The data:
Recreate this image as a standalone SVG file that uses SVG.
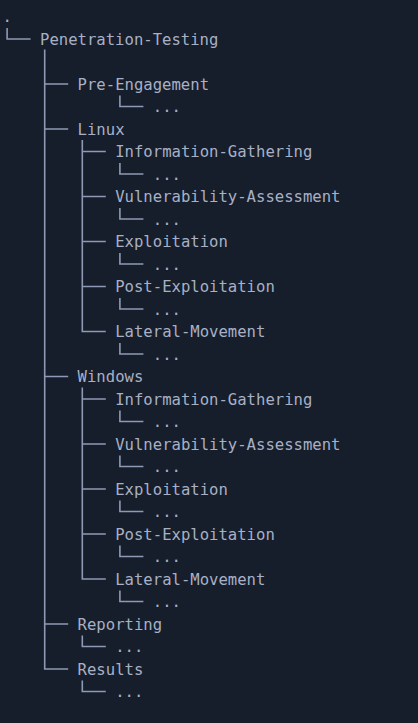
<svg xmlns="http://www.w3.org/2000/svg" width="418" height="723" viewBox="0 0 418 723">
<style>
text{font-family:"DejaVu Sans Mono","Liberation Mono",monospace;font-size:15.6px;fill:#a8b0c6}
.c path{fill:none;stroke:#8e9ab5;stroke-width:1.6}
</style>
<rect width="418" height="723" fill="#161e2b"/>
<g class="c" id="connectors">
<path d="M7.1 28V39H30.6"/>
<path d="M44.7 49.5V669H68.2"/>
<path d="M44.7 84H68.2M44.7 129H68.2M44.7 376.5H68.2M44.7 624H68.2"/>
<path d="M119.9 95.5V106.5H143.4"/>
<path d="M82.3 140V331.5H105.8M82.3 151.5H105.8M82.3 196.5H105.8M82.3 241.5H105.8M82.3 286.5H105.8"/>
<path d="M119.9 163V174H143.4M119.9 208V219H143.4M119.9 253V264H143.4M119.9 298V309H143.4M119.9 343V354H143.4"/>
<path d="M82.3 387.5V579H105.8M82.3 399H105.8M82.3 444H105.8M82.3 489H105.8M82.3 534H105.8"/>
<path d="M119.9 410.5V421.5H143.4M119.9 455.5V466.5H143.4M119.9 500.5V511.5H143.4M119.9 545.5V556.5H143.4M119.9 590.5V601.5H143.4"/>
<path d="M82.3 635.5V646.5H105.8M82.3 680.5V691.5H105.8"/>
</g>
<g id="root"><text x="2.4" y="22">.</text></g>
<g id="penetration-testing"><text x="40" y="44.5">Penetration-Testing</text></g>
<g id="pre-engagement"><text x="77.6" y="89.5">Pre-Engagement</text><text x="152.8" y="112">...</text></g>
<g id="linux"><text x="77.6" y="134.5">Linux</text></g>
<g id="linux-info"><text x="115.2" y="157">Information-Gathering</text><text x="152.8" y="179.5">...</text></g>
<g id="linux-vuln"><text x="115.2" y="202">Vulnerability-Assessment</text><text x="152.8" y="224.5">...</text></g>
<g id="linux-exploit"><text x="115.2" y="247">Exploitation</text><text x="152.8" y="269.5">...</text></g>
<g id="linux-post"><text x="115.2" y="292">Post-Exploitation</text><text x="152.8" y="314.5">...</text></g>
<g id="linux-lateral"><text x="115.2" y="337">Lateral-Movement</text><text x="152.8" y="359.5">...</text></g>
<g id="windows"><text x="77.6" y="382">Windows</text></g>
<g id="windows-info"><text x="115.2" y="404.5">Information-Gathering</text><text x="152.8" y="427">...</text></g>
<g id="windows-vuln"><text x="115.2" y="449.5">Vulnerability-Assessment</text><text x="152.8" y="472">...</text></g>
<g id="windows-exploit"><text x="115.2" y="494.5">Exploitation</text><text x="152.8" y="517">...</text></g>
<g id="windows-post"><text x="115.2" y="539.5">Post-Exploitation</text><text x="152.8" y="562">...</text></g>
<g id="windows-lateral"><text x="115.2" y="584.5">Lateral-Movement</text><text x="152.8" y="607">...</text></g>
<g id="reporting"><text x="77.6" y="629.5">Reporting</text><text x="115.2" y="652">...</text></g>
<g id="results"><text x="77.6" y="674.5">Results</text><text x="115.2" y="697">...</text></g>
</svg>
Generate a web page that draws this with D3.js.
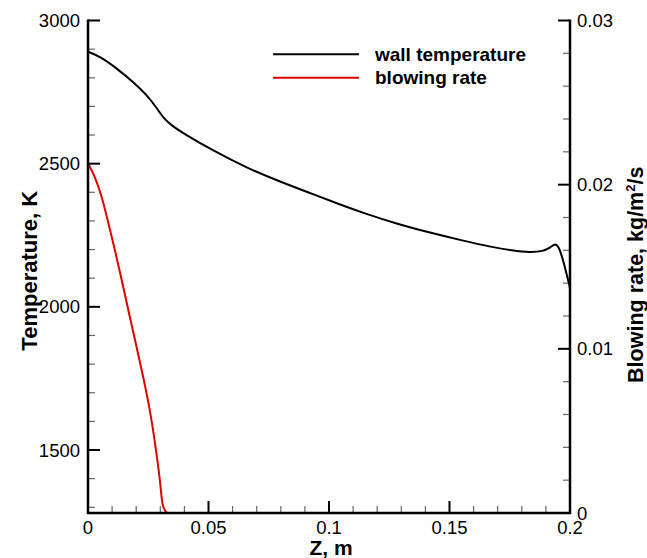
<!DOCTYPE html>
<html><head><meta charset="utf-8">
<script src="https://cdn.jsdelivr.net/npm/d3@7"></script>
<style>
body{margin:0;background:#fff;}
text{font-family:"Liberation Sans",Arial,Helvetica,sans-serif;}
</style></head>
<body><svg id="c" width="647" height="558"></svg>
<script>
// Wall temperature (K) vs Z (m)
const tempZ = [0, 0.005, 0.0119, 0.0187, 0.0244, 0.0285, 0.0315, 0.0345, 0.0395, 0.052, 0.0659, 0.0797, 0.0935, 0.1046, 0.1142, 0.1281, 0.1419, 0.1557, 0.1668, 0.1763, 0.1834, 0.1889, 0.1918, 0.1935, 0.1951, 0.1972, 0.2];
const tempT = [2891, 2874, 2833, 2786, 2740, 2695, 2657, 2635, 2606, 2545, 2485, 2437, 2393, 2357, 2328, 2290, 2259, 2231, 2210, 2196, 2190, 2194, 2207, 2219, 2217, 2163, 2066];
// Blowing rate (kg/m^2/s) vs Z (m)
const blowZ = [0, 0.0029, 0.0057, 0.0084, 0.0112, 0.014, 0.0174, 0.0202, 0.0229, 0.0257, 0.0278, 0.0299, 0.0306, 0.0312, 0.0327];
const blowR = [0.0213, 0.0205, 0.0193, 0.0177, 0.0160, 0.0142, 0.0119, 0.0101, 0.0083, 0.0063, 0.0043, 0.0020, 0.0008, 0.0003, 0];
const xTicks = [0, 0.05, 0.1, 0.15, 0.2];
const xTickLabels = ["0", "0.05", "0.1", "0.15", "0.2"];
const tTicks = [1500, 2000, 2500, 3000];
const rTicks = [0, 0.01, 0.02, 0.03];
const rTickLabels = ["0", "0.01", "0.02", "0.03"];
const seriesNames = ["wall temperature", "blowing rate"];
const seriesColors = ["#000000", "#e00000"];

const svg = d3.select("#c");
const L = 88, R = 570, T = 20.5, B = 513;
const x = d3.scaleLinear().domain([0, 0.2]).range([L, R]);
const yT = d3.scaleLinear().domain([1280, 3000]).range([B, T]);
const yR = d3.scaleLinear().domain([0, 0.03]).range([B, T]);

const tickFont = "18.5px";
const xMinor = d3.range(0, 0.2001, 0.01).filter(v => !xTicks.some(t => Math.abs(t - v) < 1e-9));
const tMinor = d3.range(1300, 3001, 100).filter(v => v % 500 !== 0);
const rMinor = d3.range(0, 0.03001, 0.002).filter(v => !rTicks.some(t => Math.abs(t - v) < 1e-9));

const g = svg.append("g");
g.selectAll(".xm").data(xMinor).enter().append("line")
  .attr("x1", d => x(d)).attr("x2", d => x(d)).attr("y1", B).attr("y2", B - 7)
  .attr("stroke", "#666").attr("stroke-width", 1.2);
g.selectAll(".tm").data(tMinor).enter().append("line")
  .attr("x1", L).attr("x2", L + 7).attr("y1", d => yT(d)).attr("y2", d => yT(d))
  .attr("stroke", "#666").attr("stroke-width", 1.2);
g.selectAll(".rm").data(rMinor).enter().append("line")
  .attr("x1", R).attr("x2", R - 7).attr("y1", d => yR(d)).attr("y2", d => yR(d))
  .attr("stroke", "#666").attr("stroke-width", 1.2);

// curves
const lineT = d3.line().x((d, i) => x(tempZ[i])).y(d => yT(d)).curve(d3.curveBasis);
svg.append("path").datum(tempT).attr("d", lineT).attr("fill", "none")
  .attr("stroke", seriesColors[0]).attr("stroke-width", 2);
const lineR = d3.line().x((d, i) => x(blowZ[i])).y(d => yR(d)).curve(d3.curveBasis);
svg.append("path").datum(blowR).attr("d", lineR).attr("fill", "none")
  .attr("stroke", seriesColors[1]).attr("stroke-width", 2);

// major ticks
g.selectAll(".xM").data(xTicks).enter().append("line")
  .attr("x1", d => x(d)).attr("x2", d => x(d)).attr("y1", B).attr("y2", B - 12)
  .attr("stroke", "#000").attr("stroke-width", 2);
g.selectAll(".tM").data(tTicks).enter().append("line")
  .attr("x1", L).attr("x2", L + 12).attr("y1", d => yT(d)).attr("y2", d => yT(d))
  .attr("stroke", "#000").attr("stroke-width", 2);
g.selectAll(".rM").data(rTicks).enter().append("line")
  .attr("x1", R).attr("x2", R - 12).attr("y1", d => yR(d)).attr("y2", d => yR(d))
  .attr("stroke", "#000").attr("stroke-width", 2);

// axis lines
svg.append("line").attr("x1", L).attr("x2", L).attr("y1", T - 1).attr("y2", B + 1).attr("stroke", "#000").attr("stroke-width", 2.5);
svg.append("line").attr("x1", R).attr("x2", R).attr("y1", T - 1).attr("y2", B + 1).attr("stroke", "#000").attr("stroke-width", 2.5);
svg.append("line").attr("x1", L - 1).attr("x2", R + 1).attr("y1", B).attr("y2", B).attr("stroke", "#000").attr("stroke-width", 2.5);

// tick labels
svg.selectAll(".xl").data(xTicks).enter().append("text")
  .attr("x", d => x(d)).attr("y", 534).attr("text-anchor", "middle")
  .style("font-size", tickFont).text((d, i) => xTickLabels[i]);
svg.selectAll(".tl").data(tTicks).enter().append("text")
  .attr("x", 80).attr("y", d => yT(d) + 6.5).attr("text-anchor", "end")
  .style("font-size", tickFont).text(d => d);
svg.selectAll(".rl").data(rTicks).enter().append("text")
  .attr("x", 577).attr("y", d => yR(d) + 6.5).attr("text-anchor", "start")
  .style("font-size", tickFont).text((d, i) => rTickLabels[i]);

// axis titles
svg.append("text").attr("transform", `translate(37,${(T + B) / 2 + 4}) rotate(-90)`)
  .attr("text-anchor", "middle").style("font-size", "22px").style("font-weight", "bold")
  .text("Temperature, K");
svg.append("text").attr("x", 331).attr("y", 555).attr("text-anchor", "middle")
  .style("font-size", "21px").style("font-weight", "bold").text("Z, m");
const rt = svg.append("text").attr("transform", `translate(643,${(T + B) / 2 + 8}) rotate(-90)`)
  .attr("text-anchor", "middle").style("font-size", "21.5px").style("font-weight", "bold");
rt.append("tspan").text("Blowing rate, kg/m");
rt.append("tspan").attr("dy", -8).style("font-size", "13px").text("2");
rt.append("tspan").attr("dy", 8).text("/s");

// legend
const leg = svg.append("g");
seriesNames.forEach((n, i) => {
  const yy = 54.3 + i * 23.5;
  leg.append("line").attr("x1", 273).attr("x2", 359).attr("y1", yy).attr("y2", yy)
    .attr("stroke", seriesColors[i]).attr("stroke-width", 2);
  leg.append("text").attr("x", 375).attr("y", yy + 6.5).style("font-size", "19px")
    .style("font-weight", "bold").text(n);
});
</script></body></html>
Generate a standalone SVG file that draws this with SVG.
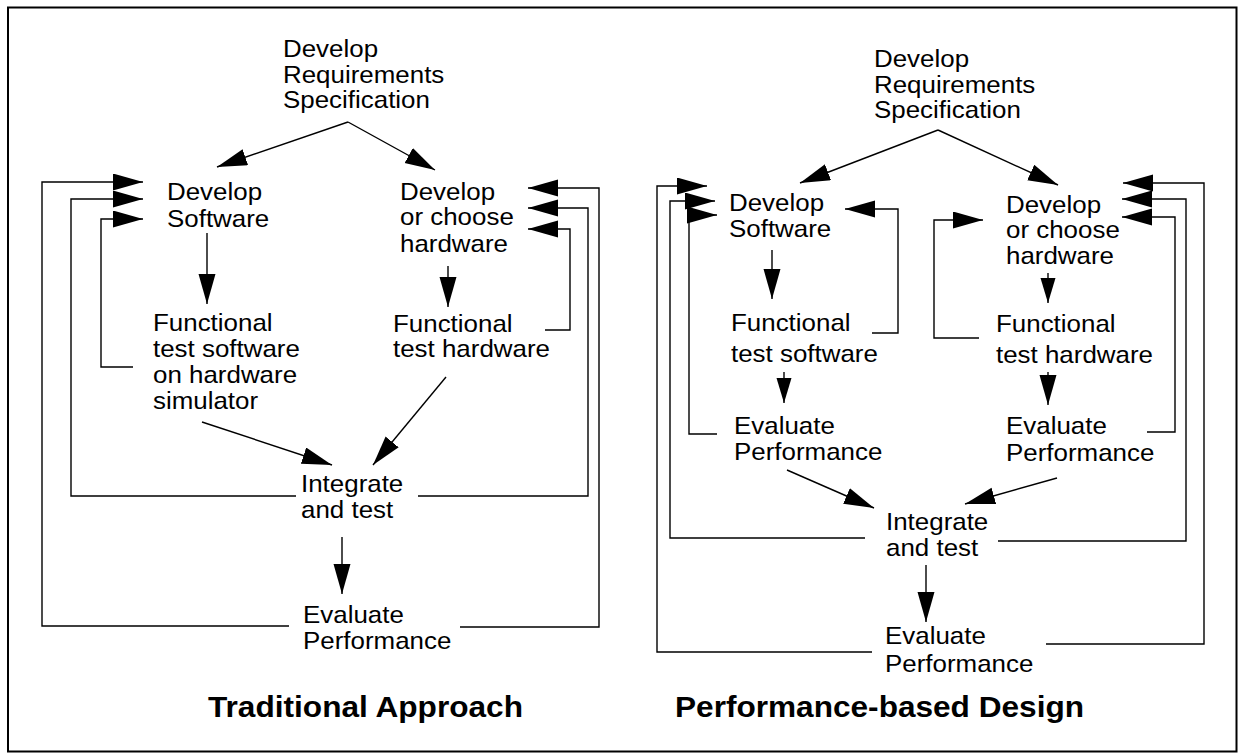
<svg xmlns="http://www.w3.org/2000/svg" width="1238" height="753" viewBox="0 0 1238 753">
<defs>
<style>
.t{font-family:"Liberation Sans",Arial,sans-serif;font-size:24px;fill:#000}
.h{font-family:"Liberation Sans",Arial,sans-serif;font-size:30px;font-weight:bold;fill:#000}
.c path{fill:none;stroke:#000;stroke-width:1.4}
.c .a{marker-end:url(#ah)}
.c .s{marker-end:url(#as)}
</style>
<marker id="ah" markerUnits="userSpaceOnUse" markerWidth="32" markerHeight="18" refX="30" refY="8.5" orient="auto"><path d="M0,0 L30,8.5 L0,17 Z" fill="#000"/></marker>
<marker id="as" markerUnits="userSpaceOnUse" markerWidth="27" markerHeight="16" refX="25" refY="7.5" orient="auto"><path d="M0,0 L25,7.5 L0,15 Z" fill="#000"/></marker>
</defs>
<rect x="8" y="7.5" width="1228.5" height="744" fill="none" stroke="#000" stroke-width="2"/>

<g id="L-req" class="t" transform="translate(283 0) scale(1.08 1)"><text x="0" y="57">Develop</text><text x="0" y="83">Requirements</text><text x="0" y="108">Specification</text></g>
<g id="L-sw" class="t" transform="translate(167 0) scale(1.08 1)"><text x="0" y="200">Develop</text><text x="0" y="227">Software</text></g>
<g id="L-hw" class="t" transform="translate(400 0) scale(1.08 1)"><text x="0" y="200">Develop</text><text x="0" y="225">or choose</text><text x="0" y="252">hardware</text></g>
<g id="L-fts" class="t" transform="translate(153 0) scale(1.08 1)"><text x="0" y="331">Functional</text><text x="0" y="357">test software</text><text x="0" y="383">on hardware</text><text x="0" y="409">simulator</text></g>
<g id="L-fth" class="t" transform="translate(393 0) scale(1.08 1)"><text x="0" y="332">Functional</text><text x="0" y="357">test hardware</text></g>
<g id="L-int" class="t" transform="translate(301 0) scale(1.08 1)"><text x="0" y="492">Integrate</text><text x="0" y="518">and test</text></g>
<g id="L-eval" class="t" transform="translate(303 0) scale(1.08 1)"><text x="0" y="623">Evaluate</text><text x="0" y="649">Performance</text></g>
<g id="L-title"><text class="h" x="208" y="717" textLength="315" lengthAdjust="spacingAndGlyphs">Traditional Approach</text></g>

<g id="R-req" class="t" transform="translate(874 0) scale(1.08 1)"><text x="0" y="67">Develop</text><text x="0" y="93">Requirements</text><text x="0" y="118">Specification</text></g>
<g id="R-sw" class="t" transform="translate(729 0) scale(1.08 1)"><text x="0" y="211">Develop</text><text x="0" y="237">Software</text></g>
<g id="R-hw" class="t" transform="translate(1006 0) scale(1.08 1)"><text x="0" y="213">Develop</text><text x="0" y="238">or choose</text><text x="0" y="264">hardware</text></g>
<g id="R-fts" class="t" transform="translate(731 0) scale(1.08 1)"><text x="0" y="331">Functional</text><text x="0" y="362">test software</text></g>
<g id="R-fth" class="t" transform="translate(996 0) scale(1.08 1)"><text x="0" y="332">Functional</text><text x="0" y="363">test hardware</text></g>
<g id="R-evs" class="t" transform="translate(734 0) scale(1.08 1)"><text x="0" y="434">Evaluate</text><text x="0" y="460">Performance</text></g>
<g id="R-evh" class="t" transform="translate(1006 0) scale(1.08 1)"><text x="0" y="434">Evaluate</text><text x="0" y="461">Performance</text></g>
<g id="R-int" class="t" transform="translate(886 0) scale(1.08 1)"><text x="0" y="530">Integrate</text><text x="0" y="556">and test</text></g>
<g id="R-eval" class="t" transform="translate(885 0) scale(1.08 1)"><text x="0" y="644">Evaluate</text><text x="0" y="672">Performance</text></g>
<g id="R-title"><text class="h" x="675" y="717" textLength="409" lengthAdjust="spacingAndGlyphs">Performance-based Design</text></g>

<g id="connectors" class="c">
<path class="a" d="M348,122 L217,167"/>
<path class="a" d="M348,122 L435,170"/>
<path class="a" d="M207,233 L207,304"/>
<path class="a" d="M448,266 L448,307"/>
<path class="a" d="M202,422 L332,465"/>
<path class="a" d="M446,377 L373,465"/>
<path class="a" d="M342,537 L342,594"/>
<path class="a" d="M289,626 H42 V182 H143"/>
<path class="a" d="M296,496 H71 V199 H143"/>
<path class="a" d="M133,367 H101 V219 H143"/>
<path class="a" d="M460,627 H599 V188 H528"/>
<path class="a" d="M418,496 H588 V208 H528"/>
<path class="a" d="M545,330 H570 V229 H528"/>

<path class="a" d="M938,130 L800,183"/>
<path class="a" d="M938,130 L1058,185"/>
<path class="a" d="M772,250 L772,299"/>
<path class="s" d="M784,372 L784,403"/>
<path class="s" d="M1048,273 L1048,303"/>
<path class="a" d="M1048,372 L1048,405"/>
<path class="a" d="M787,470 L874,508"/>
<path class="a" d="M1057,478 L965,504"/>
<path class="a" d="M926,565 L926,622"/>
<path class="a" d="M872,652 H657 V186 H707"/>
<path class="a" d="M865,538 H670 V201 H715"/>
<path class="a" d="M717,434 H689 V215 H717"/>
<path class="a" d="M872,333 H898 V209 H845"/>
<path class="a" d="M979,338 H934 V220 H983"/>
<path class="a" d="M1046,644 H1204 V183 H1123"/>
<path class="a" d="M998,541 H1186 V199 H1122"/>
<path class="a" d="M1147,432 H1175 V217 H1122"/>
</g>
</svg>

Given instruction:
Begin at the line containing "Generate a web", end at the line containing "const rMinor = d3.range(0, 0.03001, 0.002).filter(v", and copy those lines word for word, both included. Skip pictures.

Written answer:
Generate a web page that draws this with D3.js.
<!DOCTYPE html>
<html><head><meta charset="utf-8">
<script src="https://cdn.jsdelivr.net/npm/d3@7"></script>
<style>
body{margin:0;background:#fff;}
text{font-family:"Liberation Sans",Arial,Helvetica,sans-serif;}
</style></head>
<body><svg id="c" width="647" height="558"></svg>
<script>
// Wall temperature (K) vs Z (m)
const tempZ = [0, 0.005, 0.0119, 0.0187, 0.0244, 0.0285, 0.0315, 0.0345, 0.0395, 0.052, 0.0659, 0.0797, 0.0935, 0.1046, 0.1142, 0.1281, 0.1419, 0.1557, 0.1668, 0.1763, 0.1834, 0.1889, 0.1918, 0.1935, 0.1951, 0.1972, 0.2];
const tempT = [2891, 2874, 2833, 2786, 2740, 2695, 2657, 2635, 2606, 2545, 2485, 2437, 2393, 2357, 2328, 2290, 2259, 2231, 2210, 2196, 2190, 2194, 2207, 2219, 2217, 2163, 2066];
// Blowing rate (kg/m^2/s) vs Z (m)
const blowZ = [0, 0.0029, 0.0057, 0.0084, 0.0112, 0.014, 0.0174, 0.0202, 0.0229, 0.0257, 0.0278, 0.0299, 0.0306, 0.0312, 0.0327];
const blowR = [0.0213, 0.0205, 0.0193, 0.0177, 0.0160, 0.0142, 0.0119, 0.0101, 0.0083, 0.0063, 0.0043, 0.0020, 0.0008, 0.0003, 0];
const xTicks = [0, 0.05, 0.1, 0.15, 0.2];
const xTickLabels = ["0", "0.05", "0.1", "0.15", "0.2"];
const tTicks = [1500, 2000, 2500, 3000];
const rTicks = [0, 0.01, 0.02, 0.03];
const rTickLabels = ["0", "0.01", "0.02", "0.03"];
const seriesNames = ["wall temperature", "blowing rate"];
const seriesColors = ["#000000", "#e00000"];

const svg = d3.select("#c");
const L = 88, R = 570, T = 20.5, B = 513;
const x = d3.scaleLinear().domain([0, 0.2]).range([L, R]);
const yT = d3.scaleLinear().domain([1280, 3000]).range([B, T]);
const yR = d3.scaleLinear().domain([0, 0.03]).range([B, T]);

const tickFont = "18.5px";
const xMinor = d3.range(0, 0.2001, 0.01).filter(v => !xTicks.some(t => Math.abs(t - v) < 1e-9));
const tMinor = d3.range(1300, 3001, 100).filter(v => v % 500 !== 0);
const rMinor = d3.range(0, 0.03001, 0.002).filter(v => !rTicks.some(t => Math.abs(t - v) < 1e-9));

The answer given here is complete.